Wear is the erosion or displacement of thread material from its original position on the thread surface due to the relative mechanical actions of mating threads. Existing thread designs can also be configured to create an interference fit on, for example, the major diameter of the mating components. For instance, the male thread crest can be configured to create a radial interference with the female thread root. As the threads are made up, the interference fit may be a significant source of thread wear as it can add greatly to the contact pressure between the threads as they slide relative to one another. Ultimately, interference fits on thread features increase thread wear. Thread wear degrades the thread geometry thus the load capacity or load efficiency of the drill string component.

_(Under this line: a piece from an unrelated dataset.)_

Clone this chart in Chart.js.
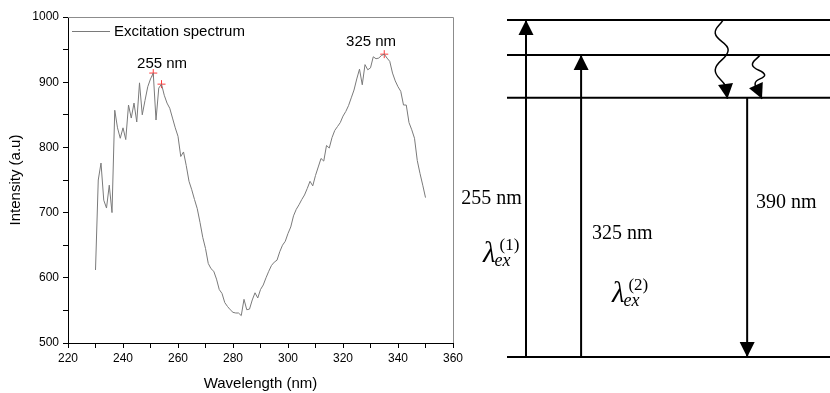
<!DOCTYPE html>
<html>
<head>
<meta charset="utf-8">
<script src="https://cdn.jsdelivr.net/npm/chart.js@4.4.1/dist/chart.umd.min.js"></script>
<style>
  body { margin: 0; background: #fff; }
  #wrap { position: relative; width: 830px; height: 393px; overflow: hidden; background: #fff; }
  #spectrumChart { position: absolute; left: 0; top: 0; }
  #levelChart { position: absolute; left: 450px; top: 0; }
</style>
</head>
<body>
<div id="wrap">
  <canvas id="spectrumChart" width="470" height="393"></canvas>
  <canvas id="levelChart" width="380" height="393"></canvas>
</div>
<script>
// excitation spectrum
const wavelength = [
  230, 231, 232, 233, 234, 235, 236, 237, 238, 239, 240, 241, 242, 243, 244, 245, 246, 247, 248, 249,
  250, 251, 252, 253, 254, 255, 256, 257, 258, 259, 260, 261, 262, 263, 264, 265, 266, 267, 268, 269,
  270, 271, 272, 273, 274, 275, 276, 277, 278, 279, 280, 281, 282, 283, 284, 285, 286, 287, 288, 289,
  290, 291, 292, 293, 294, 295, 296, 297, 298, 299, 300, 301, 302, 303, 304, 305, 306, 307, 308, 309,
  310, 311, 312, 313, 314, 315, 316, 317, 318, 319, 320, 321, 322, 323, 324, 325, 326, 327, 328, 329,
  330, 331, 332, 333, 334, 335, 336, 337, 338, 339, 340, 341, 342, 343, 344, 345, 346, 347, 348, 349,
  350
];
const intensity = [
  612, 750, 776, 719, 707, 742, 700, 857, 830, 814, 830, 812, 865, 845, 868, 839, 899, 850, 872, 893,
  905, 914, 842, 891, 897, 880, 868, 860, 845, 830, 817, 786, 793, 772, 748, 735, 720, 706, 685, 662,
  645, 622, 614, 610, 598, 582, 576, 562, 556, 551, 547, 546, 546, 542, 567, 551, 552, 566, 577, 569,
  582, 589, 600, 610, 619, 624, 627, 640, 650, 656, 668, 678, 695, 705, 712, 720, 727, 737, 748, 741,
  757, 770, 783, 779, 803, 799, 815, 826, 832, 838, 848, 855, 864, 876, 888, 905, 920, 896, 927, 919,
  922, 939, 936, 937, 941, 943, 937, 932, 914, 902, 893, 886, 865, 865, 838, 827, 814, 780, 760, 742,
  723
];

// peaks marked with red crosses
const peakX = [251, 254, 335];
const peakY = [914, 897, 943];
const peakText = ["255 nm", "325 nm"];
const peakTextX = [254.2, 330.2];
const peakTextY = [928, 962];

// energy level sketch, arbitrary units
const levels = [0, 7.69, 8.96, 10];
const levelStart = 15;
const levelEnd = 100;
const upArrowX = [20, 34.5];
const upArrowTop = [10, 8.96];
const downArrowX = 78.2;
const downArrowTop = 7.69;
const wavy1X = [71.9, 69.8, 73.2, 69.8, 72.6, 73.0];
const wavy1Y = [10, 9.60, 9.11, 8.52, 8.02, 7.66];
const wavy2X = [81.6, 79.6, 82.8, 80.3, 82.1];
const wavy2Y = [8.96, 8.66, 8.37, 8.12, 7.66];

const lineText = ["255 nm", "325 nm", "390 nm"];
const lineTextX = [18.9, 37.4, 80.5];
const lineTextY = [4.54, 3.50, 4.42];
const lineTextAlign = ["right", "left", "left"];
const lambdaSup = ["(1)", "(2)"];
const lambdaX = [8.7, 42.6];
const lambdaY = [2.82, 1.63];

const sans = "'Liberation Sans', Arial, sans-serif";
const serif = "'Liberation Serif', 'Times New Roman', serif";

// grey box on top and right of the plot
const frameLines = {
  id: "frameLines",
  afterDraw(chart) {
    const a = chart.chartArea;
    const c = chart.ctx;
    c.save();
    c.strokeStyle = "#8c8c8c";
    c.lineWidth = 1;
    c.beginPath();
    c.moveTo(a.left, a.top + 0.5);
    c.lineTo(a.right + 0.5, a.top + 0.5);
    c.lineTo(a.right + 0.5, a.bottom);
    c.stroke();
    c.restore();
  }
};

// legend sits inside the plot, top left
const insideLegend = {
  id: "insideLegend",
  afterDatasetsDraw(chart) {
    const a = chart.chartArea;
    const c = chart.ctx;
    const ds = chart.data.datasets[0];
    const ly = a.top + 14.5;
    c.save();
    c.strokeStyle = ds.borderColor;
    c.lineWidth = 1;
    c.beginPath();
    c.moveTo(a.left + 4, ly);
    c.lineTo(a.left + 42, ly);
    c.stroke();
    c.fillStyle = "#000";
    c.font = "15px " + sans;
    c.textBaseline = "middle";
    c.fillText(ds.label, a.left + 46, ly);
    c.restore();
  }
};

const peakLabels = {
  id: "peakLabels",
  afterDatasetsDraw(chart) {
    const { ctx, scales: { x, y } } = chart;
    ctx.save();
    ctx.font = "15px " + sans;
    ctx.fillStyle = "#000";
    ctx.textAlign = "center";
    ctx.textBaseline = "middle";
    peakText.forEach((t, i) => {
      ctx.fillText(t, x.getPixelForValue(peakTextX[i]), y.getPixelForValue(peakTextY[i]));
    });
    ctx.restore();
  }
};

new Chart(document.getElementById("spectrumChart"), {
  type: "line",
  data: {
    datasets: [
      {
        label: "Excitation spectrum",
        data: wavelength.map((w, i) => ({ x: w, y: intensity[i] })),
        borderColor: "#7a7a7a",
        backgroundColor: "#7a7a7a",
        borderWidth: 1,
        pointRadius: 0,
        tension: 0,
        fill: false
      },
      {
        label: "peaks",
        data: peakX.map((w, i) => ({ x: w, y: peakY[i] })),
        showLine: false,
        pointStyle: "cross",
        pointRadius: 4,
        borderColor: "#ff3b3b",
        borderWidth: 1
      }
    ]
  },
  options: {
    responsive: false,
    animation: false,
    layout: { padding: { top: 17, right: 17, left: 0, bottom: 0 } },
    plugins: {
      legend: { display: false },
      tooltip: { enabled: false }
    },
    scales: {
      x: {
        type: "linear",
        min: 220,
        max: 360,
        afterFit: s => { s.height = 50; },
        ticks: {
          stepSize: 10,
          autoSkip: false,
          maxRotation: 0,
          color: "#000",
          font: { family: sans, size: 12 },
          padding: 3,
          callback: v => (v % 20 === 0 ? v : "")
        },
        grid: { drawOnChartArea: false, tickLength: 5, color: "#000" },
        border: { color: "#000", width: 1 },
        title: {
          display: true,
          text: "Wavelength (nm)",
          color: "#000",
          font: { family: sans, size: 15 },
          padding: { top: 0, bottom: 0 }
        }
      },
      y: {
        min: 500,
        max: 1000,
        afterFit: s => { s.width = 68; },
        ticks: {
          stepSize: 50,
          color: "#000",
          font: { family: sans, size: 12 },
          padding: 4,
          callback: v => (v % 100 === 0 ? v : "")
        },
        grid: { drawOnChartArea: false, tickLength: 5, color: "#000" },
        border: { color: "#000", width: 1 },
        title: {
          display: true,
          text: "Intensity (a.u)",
          color: "#000",
          font: { family: sans, size: 15 },
          padding: { top: 7, bottom: 0 }
        }
      }
    }
  },
  plugins: [frameLines, insideLegend, peakLabels]
});

// arrow heads on the last point of flagged datasets
const arrowHeads = {
  id: "arrowHeads",
  afterDatasetsDraw(chart) {
    const ctx = chart.ctx;
    chart.data.datasets.forEach((ds, i) => {
      if (!ds.arrow) return;
      const pts = chart.getDatasetMeta(i).data;
      const tip = pts[pts.length - 1];
      const prev = pts[pts.length - 2];
      const ang = Math.atan2(tip.y - prev.y, tip.x - prev.x);
      ctx.save();
      ctx.translate(tip.x, tip.y);
      ctx.rotate(ang);
      ctx.beginPath();
      ctx.moveTo(0, 0);
      ctx.lineTo(-15, -7.5);
      ctx.lineTo(-15, 7.5);
      ctx.closePath();
      ctx.fillStyle = "#000";
      ctx.fill();
      ctx.restore();
    });
  }
};

const levelText = {
  id: "levelText",
  afterDatasetsDraw(chart) {
    const { ctx, scales: { x, y } } = chart;
    ctx.save();
    ctx.fillStyle = "#000";
    ctx.textBaseline = "alphabetic";
    ctx.font = "20px " + serif;
    lineText.forEach((t, i) => {
      ctx.textAlign = lineTextAlign[i];
      ctx.fillText(t, x.getPixelForValue(lineTextX[i]), y.getPixelForValue(lineTextY[i]));
    });
    ctx.textAlign = "left";
    lambdaSup.forEach((s, i) => {
      const px = x.getPixelForValue(lambdaX[i]);
      const py = y.getPixelForValue(lambdaY[i]);
      ctx.font = "italic 29px " + serif;
      ctx.fillText("\u03bb", px, py);
      const w = ctx.measureText("\u03bb").width;
      ctx.font = "italic 18px " + serif;
      ctx.fillText("ex", px + w - 1, py + 4);
      ctx.font = "17px " + serif;
      ctx.fillText(s, px + w + 4, py - 12);
    });
    ctx.restore();
  }
};

const black = { borderColor: "#000", borderWidth: 2, pointRadius: 0, fill: false };
const levelSets = levels.map(l => ({
  ...black,
  data: [{ x: levelStart, y: l }, { x: levelEnd, y: l }]
}));
const upSets = upArrowX.map((ax, i) => ({
  ...black,
  arrow: true,
  data: [{ x: ax, y: levels[0] }, { x: ax, y: upArrowTop[i] }]
}));
const downSet = {
  ...black,
  arrow: true,
  data: [{ x: downArrowX, y: downArrowTop }, { x: downArrowX, y: levels[0] }]
};
const wavySets = [[wavy1X, wavy1Y], [wavy2X, wavy2Y]].map(([xs, ys]) => ({
  ...black,
  borderWidth: 1.5,
  tension: 0.45,
  arrow: true,
  data: xs.map((v, i) => ({ x: v, y: ys[i] }))
}));

new Chart(document.getElementById("levelChart"), {
  type: "line",
  data: { datasets: [...levelSets, ...upSets, downSet, ...wavySets] },
  options: {
    responsive: false,
    animation: false,
    layout: { padding: 0 },
    plugins: { legend: { display: false }, tooltip: { enabled: false } },
    scales: {
      x: { type: "linear", min: 0, max: 100, display: false },
      y: { type: "linear", min: -1.068, max: 10.593, display: false }
    }
  },
  plugins: [arrowHeads, levelText]
});
</script>
</body>
</html>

Thus, drawback with traditional threads can be exacerbated with drilling components. In particular, the joints of the drill string components can require a joint with a high tension load capacity due to the length and weight of many drill strings. Furthermore, the joint will often need to withstand numerous makes and breaks since the same drill string components may be installed and removed from a drill string multiple times during drilling of a borehole. Similarly, the drill string components may be reused multiple times during their life span. Compounding these issues is the fact that many drilling industries, such as exploration drilling, require the use of thin-walled drill string components. The thin-wall construction of such drill string components can restrict the geometry of the threads.
Accordingly, a need exists for improved thread designs and drilling components that reduce wear, jamming and cross threading as well as use available material effectively to increase drilling load capacity and joint reliability. Further, the improved thread designs and drilling components provide tubing joints that are usable in the mineral exploratory industry for thin wall tubing used as drill rods and casings, which are stronger and withstand the stresses encountered, particularly during deep hole drilling, and facilitate make-up and break-out and decrease the likelihood of spin-out.